Oireachtas Joint and Select Committees
Wednesday, 15 July 2015
Joint Oireachtas Committee on Finance, Public Expenditure and Reform
Latest Eurozone Developments and Future Implications for Euro Currency: Discussion
2:30 pm
Mr. Colm McCarthy:
It would be a catastrophe because it would turn what had been billed as a durable monetary union into some kind of an ad hoc, quasi-fixed exchange rate regime, from which countries could be kicked out. That would have a very bad effect.
On the Senator's question about the completion of banking union, there are three components of a proper banking union. The first is centralised supervision of the banks, the second is centralised ex anterules for the resolution of failed banks and the third is liability insurance for banks, in particular, for small retail deposits. All that has been achieved in Europe is the first of these components, namely, centralised supervision of, I believe, 123 listed banks. The European Banking Authority, which is an offshoot of the European Central Bank, did an asset quality review of these banks last year and this review was followed by stress tests and so forth. The Senator is correct that nearly all the banks passed the stress tests, including the Greek banks. What we have seen in recent weeks in this so-called banking union is the ECB refusing to act as lender of last resort in the face of a deposit run, thereby closing down four banks that it supervised and to which it gave a clean bill of health last year. These banks recapitalised themselves to the tune of €8.5 billion last year.
While it is very hard to make me feel sympathy for banks, I have sympathy for the four Greek banks because the lender of last resort ran away when it saw a deposit run against them. Central banks were invented in numerous countries in the last century and even later in the United States - I mean the 19th century. I apologise for repeatedly referring to the 19th century as the last century despite having 15 years to get used to the change. The reason for the creation of central banks was largely to create a public good, namely, the ability to stop depositor runs against banks that were solvent. The actions of the European Central Bank in recent weeks will feature in the textbooks in the years ahead because the ECB helped to accelerate a run against banks which it had deemed to be solvent and had supervised. It did so by pulling its liquidity support on 28 June last in what was an extraordinary sequence of events.
As for bank resolution, one of the reasons the Greek banks were not deemed to have been insolvent was that to have deemed them insolvent would have triggered their recapitalisation by the European Stability Mechanism and no one wanted to do that. Members will recall the famous proposal for retrospective recapitalisation of the Irish banks which was declined and did not take place. Klaus Regling and others stated this could not be done because the European Stability Mechanism was to fund future bank insolvencies and would not be used for retrospective recapitalisation. If it is now believed that the Greek banks are bust, ESM recapitalisation, if it is effective, should be triggered because the present is what was then the future.

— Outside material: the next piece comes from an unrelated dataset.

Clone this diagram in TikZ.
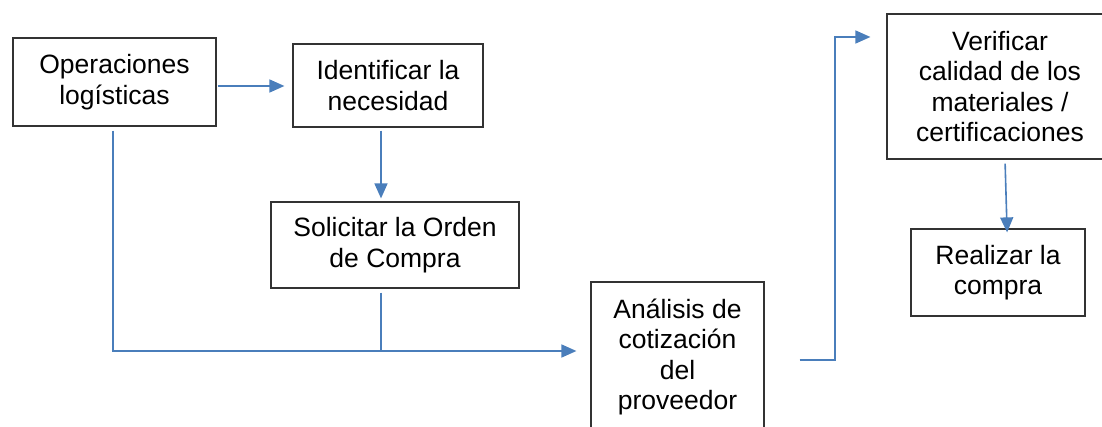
\documentclass[tikz,border=0pt]{standalone}
\usepackage{fontspec}
\setmainfont{Liberation Sans}
\usetikzlibrary{arrows.meta,calc}

\tikzset{
    stepbox/.style={draw=black!80, line width=1.2pt, align=center, inner sep=0pt,
        font=\fontsize{26.5}{30.5}\selectfont},
    flow/.style={draw=linecolor, line width=1.6pt,
        -{Triangle[length=15pt,width=13pt]}},
    joinline/.style={draw=linecolor, line width=1.6pt}
}

\begin{document}
\begin{tikzpicture}[x=1pt, y=-1pt]
    % Define colors
    \definecolor{linecolor}{RGB}{74,126,187} % Word blue

    % Page size
    \useasboundingbox (0,0) rectangle (1102,427);
    \clip (0,0) rectangle (1102,427);

    % Steps
    \node[stepbox, minimum width=203pt, minimum height=88pt] (ops) at (114.5,82) {Operaciones\\log\'isticas};
    \node[stepbox, minimum width=190pt, minimum height=83pt] (ident) at (388,85.5) {Identificar la\\necesidad};
    \node[stepbox, minimum width=248pt, minimum height=86pt] (sol) at (395,245) {Solicitar la Orden\\de Compra};
    \node[stepbox, minimum width=173pt, minimum height=150pt] (ana) at (677.5,357) {An\'alisis de\\cotizaci\'on\\del\\proveedor};
    \node[stepbox, minimum width=226pt, minimum height=145pt] (ver) at (1000,86.5) {Verificar\\calidad de los\\materiales /\\certificaciones};
    \node[stepbox, minimum width=174pt, minimum height=87pt] (real) at (998,272.5) {Realizar la\\compra};

    % Helper points
    \coordinate (merge) at (381,351);
    \coordinate (up) at (835,37);

    % Connectors
    \draw[flow, shorten <=1pt, shorten >=8pt] ([yshift=-4pt]ops.east) -- ([yshift=-4pt]ops.east -| ident.west);
    \draw[flow, shorten <=3pt, shorten >=3pt] ([xshift=-7pt]ident.south) -- ([xshift=-7pt]ident.south |- sol.north);
    \draw[flow, shorten <=4pt, shorten >=14pt] ([xshift=-1.5pt]ops.south) |- (merge) -- (merge -| ana.west);
    \draw[joinline, shorten <=4pt] ([xshift=-14pt]sol.south) -- (merge);
    \draw[flow, shorten >=16pt] ([xshift=35pt,yshift=-3pt]ana.east) -| (up) -- (up -| ver.west);
    \draw[flow, shorten <=4pt, shorten >=-4pt] ([xshift=5pt]ver.south) -- ([xshift=9pt]real.north);
\end{tikzpicture}
\end{document}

It is simply not the case that a banking union has been agreed to, the reason being that several member states do not want a banking union. What has been undertaken is centralised supervision. Supervision has never prevented bank busts, however. For example, there were big bank busts recently in the United Kingdom, which has had national bank supervision in place for a couple of hundred years and still does not seem to have got the hang of it. There will always be bank busts because banks are fragile institutions. Centralised supervision is an improvement, particularly in countries which are bad at doing supervision, as Ireland was, but it is nuts to believe that supervision will prevent future bank busts.
What would prevent them from creating mayhem is a properly funded bank resolution system and a properly funded deposit insurance system for retail customers of banks who have been queueing outside banks in Greece for the past six months. We do not have those things. They have not moved to a banking union; they have made some steps in that direction, but it is not complete.